Pregnancy symptoms/side effects:
-EXTREME low back pain.
-Anemia.
-Nausea from taking iron to help get rid of anemia.
- fatigue
-insomnia
-Braxton hicks contractions. If Im doing too much physical movement (like too much walking) I start getting contractions. So, I have to take it easy, although that is much easier said than done!

It sounds like I'm miserable, but its really not that bad. I'm very lucky because I don't have to be working and I can relax whenever needed. The hardest part of my pregnancy has been the last 6 weeks, just not being able to be with Matt has been the hardest thing. Although I would rather have him home, I know this is only making us stronger as individuals which in turn helps strengthen our marriage. I love Matthew so very much and I'm thankful for his dedication to provide for his family.

Wednesday, April 13, 2011

Sunday, April 10, 2011

I started reading a book this afternoon called "Behind the Blue-Star Banner- A memoir from the home front" . It is about a woman who's husband is in the U.S. Army, and a year and a half into their marriage he is called to do a year long deployment in Iraq. When he leaves she is just 11 weeks pregnant.

I was surprised to see how much I could relate to what this woman was going through. Until now, I have had a hard time wording how I felt. I thought I would share a few excerpts from the book.


"Before deployment, I'd always been a life embracer- the type to seize the day and make the most of it, the kind to count the moments and make them last. But for the first time in my life, I found myself wasting those minutes and wishing for 9p.m. so I could crawl into bed and sleep my heartache away."

"I became a chronic time checker- glancing at the clock every five minutes to see how much time had passed so it could hurry up and be tomorrow. I found myself taking three, four, or even FIVE showers a day to pass the time and keep myself occupied."

"As long as I wasn't sitting at home alone, I didn't have to confront the fact that my husband wasn't there with me."


" God had blessed us with a child.
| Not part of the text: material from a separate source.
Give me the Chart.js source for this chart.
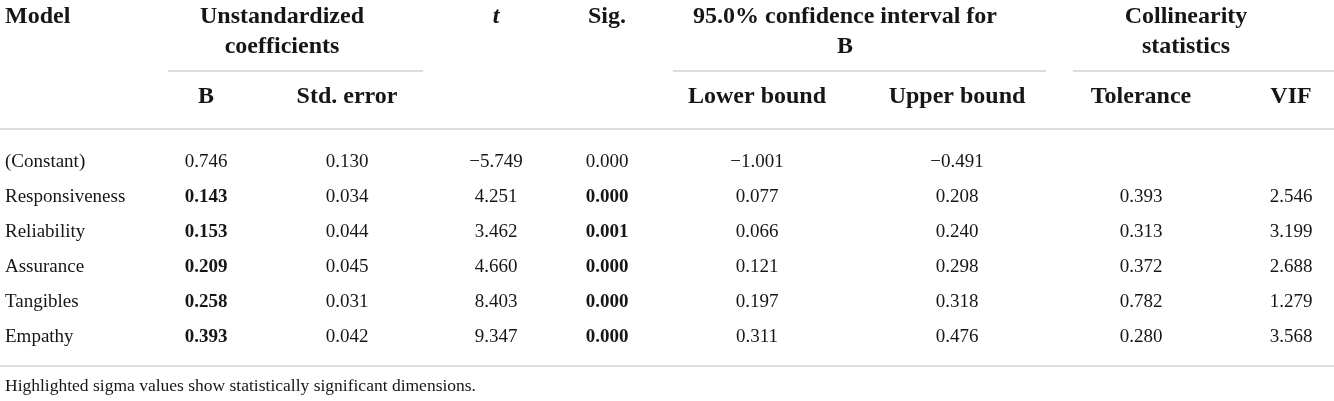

In the middle of this lonely time, God has blessed me with company- permanent company- and company who would be a piece of Matt for me every single day that I physically couldn't have him in my life."


all of these excerpts were from the first 30 pages of the book. I'm sure as I get further into the book there will be many more.

Friday, April 8, 2011

Sunshine is good for the soul.
Today was a good day.
I just wish Matt could have been here to enjoy it with us.